Perjuangan institusional
Kepala Jurusan Bahasa dan Budaya Asia Tenggara NCCU, Chao Chin-chi (招靜琪), mengatakan bahwa selain perusahaan Taiwan di Asia Tenggara, penelitian akademis, perdagangan, dan hubungan luar negeri terkait negara-negara kawasan tersebut di Taiwan juga membutuhkan tenaga profesional.
Selain itu, kata Chao, juga ada permintaan untuk tenaga pengajar bahasa Asia Tenggara di sekolah menengah serta tenaga kerja di bidang sosial dan budaya.

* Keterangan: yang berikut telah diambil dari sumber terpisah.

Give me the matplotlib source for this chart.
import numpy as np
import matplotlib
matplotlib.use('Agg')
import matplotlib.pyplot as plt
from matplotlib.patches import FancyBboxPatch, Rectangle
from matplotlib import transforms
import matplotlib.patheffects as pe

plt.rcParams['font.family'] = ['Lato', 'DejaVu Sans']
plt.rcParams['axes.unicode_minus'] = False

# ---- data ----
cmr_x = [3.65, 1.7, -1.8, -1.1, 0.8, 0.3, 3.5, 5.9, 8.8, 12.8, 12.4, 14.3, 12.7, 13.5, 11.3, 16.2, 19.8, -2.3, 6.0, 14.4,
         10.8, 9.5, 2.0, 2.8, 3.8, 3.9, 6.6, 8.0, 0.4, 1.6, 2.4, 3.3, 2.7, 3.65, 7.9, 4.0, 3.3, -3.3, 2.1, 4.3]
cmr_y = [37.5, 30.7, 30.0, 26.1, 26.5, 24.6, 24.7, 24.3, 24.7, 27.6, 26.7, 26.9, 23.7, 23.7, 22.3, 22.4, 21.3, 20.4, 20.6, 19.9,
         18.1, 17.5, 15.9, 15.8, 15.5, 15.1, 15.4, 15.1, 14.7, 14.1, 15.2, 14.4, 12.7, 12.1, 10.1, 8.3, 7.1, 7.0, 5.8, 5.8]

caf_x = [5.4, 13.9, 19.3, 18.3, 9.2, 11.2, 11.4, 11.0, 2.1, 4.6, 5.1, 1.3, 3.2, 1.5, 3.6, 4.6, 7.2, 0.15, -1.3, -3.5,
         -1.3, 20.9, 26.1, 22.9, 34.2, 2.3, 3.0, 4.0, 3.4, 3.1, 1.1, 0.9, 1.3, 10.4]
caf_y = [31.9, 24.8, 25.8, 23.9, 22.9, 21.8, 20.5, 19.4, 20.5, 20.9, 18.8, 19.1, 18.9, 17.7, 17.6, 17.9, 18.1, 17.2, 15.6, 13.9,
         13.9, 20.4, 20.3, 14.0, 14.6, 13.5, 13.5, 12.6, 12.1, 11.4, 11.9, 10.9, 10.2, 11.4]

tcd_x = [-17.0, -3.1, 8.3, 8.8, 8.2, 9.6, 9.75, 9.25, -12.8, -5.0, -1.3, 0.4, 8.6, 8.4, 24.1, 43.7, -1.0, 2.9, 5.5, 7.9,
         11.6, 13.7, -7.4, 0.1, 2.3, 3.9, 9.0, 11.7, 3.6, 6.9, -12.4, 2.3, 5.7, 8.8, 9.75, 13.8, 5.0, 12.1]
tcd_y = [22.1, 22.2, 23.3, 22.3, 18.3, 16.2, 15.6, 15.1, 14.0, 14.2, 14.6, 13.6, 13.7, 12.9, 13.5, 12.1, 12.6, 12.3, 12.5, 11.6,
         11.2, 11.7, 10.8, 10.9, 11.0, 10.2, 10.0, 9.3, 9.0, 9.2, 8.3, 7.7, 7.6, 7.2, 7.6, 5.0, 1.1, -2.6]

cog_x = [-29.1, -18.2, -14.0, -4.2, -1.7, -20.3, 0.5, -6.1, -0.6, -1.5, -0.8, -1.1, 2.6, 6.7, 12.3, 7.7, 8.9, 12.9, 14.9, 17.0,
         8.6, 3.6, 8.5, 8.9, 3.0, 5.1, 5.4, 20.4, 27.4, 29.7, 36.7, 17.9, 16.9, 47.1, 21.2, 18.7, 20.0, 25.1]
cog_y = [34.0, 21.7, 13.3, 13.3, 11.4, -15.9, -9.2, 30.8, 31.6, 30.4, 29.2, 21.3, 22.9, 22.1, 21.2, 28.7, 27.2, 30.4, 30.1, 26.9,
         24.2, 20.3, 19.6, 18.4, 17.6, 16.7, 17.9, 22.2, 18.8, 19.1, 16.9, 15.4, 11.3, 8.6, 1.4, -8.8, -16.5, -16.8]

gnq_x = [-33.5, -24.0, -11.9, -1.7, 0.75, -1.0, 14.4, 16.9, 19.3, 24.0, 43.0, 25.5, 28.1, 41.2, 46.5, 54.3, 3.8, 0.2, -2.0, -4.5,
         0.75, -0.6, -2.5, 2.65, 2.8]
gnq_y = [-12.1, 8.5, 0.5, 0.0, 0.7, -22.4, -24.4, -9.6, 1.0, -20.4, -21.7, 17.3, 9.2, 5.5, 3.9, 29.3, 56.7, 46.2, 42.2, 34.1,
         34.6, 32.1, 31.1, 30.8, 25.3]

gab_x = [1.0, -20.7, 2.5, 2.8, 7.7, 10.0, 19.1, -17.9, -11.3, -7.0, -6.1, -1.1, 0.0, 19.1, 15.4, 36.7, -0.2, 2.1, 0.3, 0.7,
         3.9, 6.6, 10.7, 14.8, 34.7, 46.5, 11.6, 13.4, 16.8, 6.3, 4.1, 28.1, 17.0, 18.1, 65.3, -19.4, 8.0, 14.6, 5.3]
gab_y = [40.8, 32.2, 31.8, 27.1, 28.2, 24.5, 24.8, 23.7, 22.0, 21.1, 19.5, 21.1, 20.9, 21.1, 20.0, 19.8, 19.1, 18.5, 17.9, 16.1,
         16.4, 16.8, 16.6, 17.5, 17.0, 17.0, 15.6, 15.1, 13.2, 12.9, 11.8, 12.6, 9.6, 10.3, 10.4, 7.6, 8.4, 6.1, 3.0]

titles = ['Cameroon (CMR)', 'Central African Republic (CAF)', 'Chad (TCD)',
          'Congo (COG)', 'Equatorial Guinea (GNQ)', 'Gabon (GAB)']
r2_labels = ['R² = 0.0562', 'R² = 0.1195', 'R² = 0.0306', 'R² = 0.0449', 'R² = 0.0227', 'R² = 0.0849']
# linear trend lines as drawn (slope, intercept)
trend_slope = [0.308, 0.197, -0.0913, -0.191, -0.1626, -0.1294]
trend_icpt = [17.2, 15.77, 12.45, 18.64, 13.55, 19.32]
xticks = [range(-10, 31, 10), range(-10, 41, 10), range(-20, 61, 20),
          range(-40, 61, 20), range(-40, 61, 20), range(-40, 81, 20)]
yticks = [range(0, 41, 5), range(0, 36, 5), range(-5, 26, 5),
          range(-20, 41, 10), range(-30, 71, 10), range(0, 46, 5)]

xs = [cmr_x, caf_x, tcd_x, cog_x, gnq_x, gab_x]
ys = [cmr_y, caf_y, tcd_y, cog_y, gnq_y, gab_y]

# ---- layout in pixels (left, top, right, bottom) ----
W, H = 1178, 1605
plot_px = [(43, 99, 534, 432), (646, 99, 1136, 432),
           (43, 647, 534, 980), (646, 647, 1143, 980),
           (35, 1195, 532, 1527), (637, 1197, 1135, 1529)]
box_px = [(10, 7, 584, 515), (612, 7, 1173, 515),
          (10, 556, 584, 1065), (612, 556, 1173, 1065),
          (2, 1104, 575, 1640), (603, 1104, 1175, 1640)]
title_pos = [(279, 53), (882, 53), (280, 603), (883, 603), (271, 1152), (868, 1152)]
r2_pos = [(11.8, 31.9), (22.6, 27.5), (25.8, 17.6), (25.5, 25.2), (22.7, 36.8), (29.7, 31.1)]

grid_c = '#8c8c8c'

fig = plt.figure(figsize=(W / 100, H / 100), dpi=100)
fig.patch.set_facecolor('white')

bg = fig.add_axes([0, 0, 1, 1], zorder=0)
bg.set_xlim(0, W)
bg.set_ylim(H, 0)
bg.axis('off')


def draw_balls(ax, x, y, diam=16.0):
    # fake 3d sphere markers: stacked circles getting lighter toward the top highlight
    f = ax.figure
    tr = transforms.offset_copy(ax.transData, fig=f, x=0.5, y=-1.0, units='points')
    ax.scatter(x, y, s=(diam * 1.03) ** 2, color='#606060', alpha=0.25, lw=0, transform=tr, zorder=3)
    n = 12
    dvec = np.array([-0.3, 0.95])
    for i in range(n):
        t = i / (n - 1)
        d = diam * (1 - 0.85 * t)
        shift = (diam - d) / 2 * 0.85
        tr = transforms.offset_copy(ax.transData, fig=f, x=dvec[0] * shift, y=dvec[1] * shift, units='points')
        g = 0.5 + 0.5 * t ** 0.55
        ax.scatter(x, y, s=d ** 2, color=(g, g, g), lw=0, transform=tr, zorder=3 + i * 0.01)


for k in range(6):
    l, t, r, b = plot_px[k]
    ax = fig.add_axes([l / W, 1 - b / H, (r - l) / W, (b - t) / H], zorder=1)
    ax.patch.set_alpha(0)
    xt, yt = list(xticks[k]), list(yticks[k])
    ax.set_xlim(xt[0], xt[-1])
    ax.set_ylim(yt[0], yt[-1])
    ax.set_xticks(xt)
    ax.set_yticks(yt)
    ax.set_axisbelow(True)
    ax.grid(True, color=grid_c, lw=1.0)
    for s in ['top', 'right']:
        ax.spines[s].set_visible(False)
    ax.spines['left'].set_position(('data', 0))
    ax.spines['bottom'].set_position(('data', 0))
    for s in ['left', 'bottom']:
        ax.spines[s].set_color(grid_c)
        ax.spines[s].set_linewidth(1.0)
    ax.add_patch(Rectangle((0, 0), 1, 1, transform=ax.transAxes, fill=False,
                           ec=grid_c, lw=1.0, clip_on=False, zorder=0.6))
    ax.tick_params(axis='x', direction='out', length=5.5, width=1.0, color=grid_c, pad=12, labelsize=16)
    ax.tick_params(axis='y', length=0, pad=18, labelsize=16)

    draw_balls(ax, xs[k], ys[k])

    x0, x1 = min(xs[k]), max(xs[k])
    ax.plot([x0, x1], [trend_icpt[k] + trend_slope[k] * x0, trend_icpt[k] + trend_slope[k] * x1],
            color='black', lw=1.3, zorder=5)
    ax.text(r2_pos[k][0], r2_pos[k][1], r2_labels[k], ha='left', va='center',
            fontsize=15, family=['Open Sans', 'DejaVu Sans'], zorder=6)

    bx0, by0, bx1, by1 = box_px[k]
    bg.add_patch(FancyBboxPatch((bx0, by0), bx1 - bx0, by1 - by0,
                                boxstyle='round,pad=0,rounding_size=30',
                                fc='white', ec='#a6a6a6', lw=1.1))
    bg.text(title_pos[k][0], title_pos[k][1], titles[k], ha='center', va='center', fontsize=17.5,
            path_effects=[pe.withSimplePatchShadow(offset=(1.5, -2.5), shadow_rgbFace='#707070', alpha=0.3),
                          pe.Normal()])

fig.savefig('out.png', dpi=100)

Ia mengatakan bahwa pada awalnya, perusahaan Taiwan membutuhkan tenaga kerja dengan kemampuan bahasa Asia Tenggara, sehingga NCCU mulai membuka Program Studi Sarjana Bahasa dan Budaya Asia Tenggara.
Setelah beberapa tahun, kata Chao, ditemukan bahwa kebutuhan akan tenaga kerja Asia Tenggara semakin meningkat, sehingga program studi ini diubah menjadi jurusan baru mulai tahun akademik 2024/2025.
Chao menyebutkan bahwa banyak orang Taiwan masih berpegang pada stereotip bahwa Asia Tenggara hanya terdiri dari pekerja kasar atau pembantu rumah tangga, dan kurang memerhatikan kekuatan ekonomi, sosial, dan budaya di kawasan tersebut.
Untuk memahami sebuah bangsa atau negara secara mendalam, seni dan sastra sangat penting, kata Chao, sehingga NCCU juga memasukkan seni dan budaya dalam kurikulum mereka, yang juga ditekankan di samping kursus inti seperti politik, ekonomi, dan budaya masyarakat.
Chao berpendapat bahwa permintaan akan tenaga kerja dengan kemampuan bahasa Asia Tenggara sangat besar, di mana banyak perusahaan Taiwan berharap mahasiswa negara tersebut sudah memiliki kemampuan bahasa sedari awal, sehingga dapat segera bekerja saat pergi ke Asia Tenggara.
Oleh karena itu, kata Chao, sering ada perusahaan yang menghubungi NCCU, meminta mereka merekomendasikan siswa untuk magang.